## Begin Collected material

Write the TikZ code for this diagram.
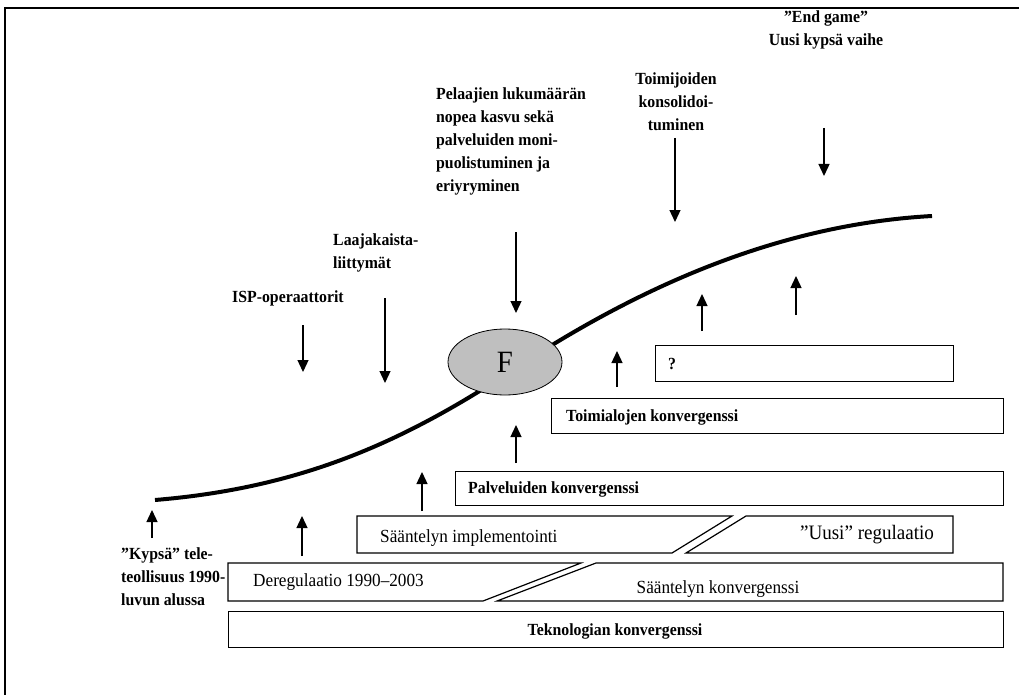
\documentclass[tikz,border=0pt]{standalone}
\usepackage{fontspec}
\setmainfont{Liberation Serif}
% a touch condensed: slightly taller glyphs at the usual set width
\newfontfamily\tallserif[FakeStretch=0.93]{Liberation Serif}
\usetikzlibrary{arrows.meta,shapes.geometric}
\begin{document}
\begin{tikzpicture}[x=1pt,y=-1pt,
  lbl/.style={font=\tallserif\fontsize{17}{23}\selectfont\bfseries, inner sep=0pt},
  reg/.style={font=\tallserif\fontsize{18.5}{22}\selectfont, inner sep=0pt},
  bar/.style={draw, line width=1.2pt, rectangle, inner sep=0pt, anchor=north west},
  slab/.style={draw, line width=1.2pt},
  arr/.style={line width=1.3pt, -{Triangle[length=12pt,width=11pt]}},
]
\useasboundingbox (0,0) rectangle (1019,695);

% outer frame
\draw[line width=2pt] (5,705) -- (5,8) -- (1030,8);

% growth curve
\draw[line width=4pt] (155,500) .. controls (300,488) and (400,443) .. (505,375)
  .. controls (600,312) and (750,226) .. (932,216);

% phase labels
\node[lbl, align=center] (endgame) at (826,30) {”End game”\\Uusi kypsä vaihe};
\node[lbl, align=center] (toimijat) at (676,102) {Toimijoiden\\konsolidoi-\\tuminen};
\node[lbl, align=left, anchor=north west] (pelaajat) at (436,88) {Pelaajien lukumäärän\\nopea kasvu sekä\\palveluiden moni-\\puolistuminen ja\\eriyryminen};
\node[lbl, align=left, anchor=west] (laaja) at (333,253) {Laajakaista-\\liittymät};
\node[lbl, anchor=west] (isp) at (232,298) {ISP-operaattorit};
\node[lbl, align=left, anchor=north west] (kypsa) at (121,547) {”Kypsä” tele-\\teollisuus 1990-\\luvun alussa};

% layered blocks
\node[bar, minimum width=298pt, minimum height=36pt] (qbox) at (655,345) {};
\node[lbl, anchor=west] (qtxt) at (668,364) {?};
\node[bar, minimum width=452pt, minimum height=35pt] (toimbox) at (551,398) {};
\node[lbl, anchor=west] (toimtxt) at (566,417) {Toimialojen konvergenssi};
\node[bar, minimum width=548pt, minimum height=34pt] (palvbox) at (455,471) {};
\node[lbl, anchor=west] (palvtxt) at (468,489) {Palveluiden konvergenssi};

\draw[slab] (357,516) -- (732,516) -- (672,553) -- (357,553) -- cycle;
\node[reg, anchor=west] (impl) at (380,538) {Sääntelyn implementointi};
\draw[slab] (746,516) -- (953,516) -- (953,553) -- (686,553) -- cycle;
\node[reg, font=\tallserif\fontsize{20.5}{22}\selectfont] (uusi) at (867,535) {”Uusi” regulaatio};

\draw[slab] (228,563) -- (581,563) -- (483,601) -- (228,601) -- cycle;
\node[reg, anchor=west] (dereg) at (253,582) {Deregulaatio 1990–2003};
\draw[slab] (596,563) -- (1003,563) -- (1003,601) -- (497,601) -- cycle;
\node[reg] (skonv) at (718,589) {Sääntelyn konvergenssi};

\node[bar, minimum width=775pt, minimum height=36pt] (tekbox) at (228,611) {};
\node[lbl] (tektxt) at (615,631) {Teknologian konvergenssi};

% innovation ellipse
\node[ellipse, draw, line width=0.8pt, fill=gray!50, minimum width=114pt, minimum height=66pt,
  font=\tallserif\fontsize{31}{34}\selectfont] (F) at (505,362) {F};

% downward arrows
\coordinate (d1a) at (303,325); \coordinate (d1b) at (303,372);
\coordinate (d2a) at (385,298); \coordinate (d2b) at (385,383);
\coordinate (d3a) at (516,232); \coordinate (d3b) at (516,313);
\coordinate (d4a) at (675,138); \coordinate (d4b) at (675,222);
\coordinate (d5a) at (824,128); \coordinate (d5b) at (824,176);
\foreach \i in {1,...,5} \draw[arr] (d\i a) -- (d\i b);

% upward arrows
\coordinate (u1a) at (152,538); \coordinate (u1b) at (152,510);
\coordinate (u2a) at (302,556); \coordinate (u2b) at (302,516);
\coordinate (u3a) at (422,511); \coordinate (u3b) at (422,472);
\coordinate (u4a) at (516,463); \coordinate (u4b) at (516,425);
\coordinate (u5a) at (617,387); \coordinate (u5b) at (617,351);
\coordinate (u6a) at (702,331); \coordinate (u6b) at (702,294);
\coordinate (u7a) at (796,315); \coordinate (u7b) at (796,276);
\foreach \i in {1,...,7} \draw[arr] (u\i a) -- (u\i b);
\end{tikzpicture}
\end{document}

## End Collected material

* Instruction *
Return exactly what appears from the opening line of the material through the line with "(750,226) .. (932,216);", apart from the pictures.

* Correct answer *
Write the TikZ code for this diagram.
\documentclass[tikz,border=0pt]{standalone}
\usepackage{fontspec}
\setmainfont{Liberation Serif}
% a touch condensed: slightly taller glyphs at the usual set width
\newfontfamily\tallserif[FakeStretch=0.93]{Liberation Serif}
\usetikzlibrary{arrows.meta,shapes.geometric}
\begin{document}
\begin{tikzpicture}[x=1pt,y=-1pt,
  lbl/.style={font=\tallserif\fontsize{17}{23}\selectfont\bfseries, inner sep=0pt},
  reg/.style={font=\tallserif\fontsize{18.5}{22}\selectfont, inner sep=0pt},
  bar/.style={draw, line width=1.2pt, rectangle, inner sep=0pt, anchor=north west},
  slab/.style={draw, line width=1.2pt},
  arr/.style={line width=1.3pt, -{Triangle[length=12pt,width=11pt]}},
]
\useasboundingbox (0,0) rectangle (1019,695);

% outer frame
\draw[line width=2pt] (5,705) -- (5,8) -- (1030,8);

% growth curve
\draw[line width=4pt] (155,500) .. controls (300,488) and (400,443) .. (505,375)
  .. controls (600,312) and (750,226) .. (932,216);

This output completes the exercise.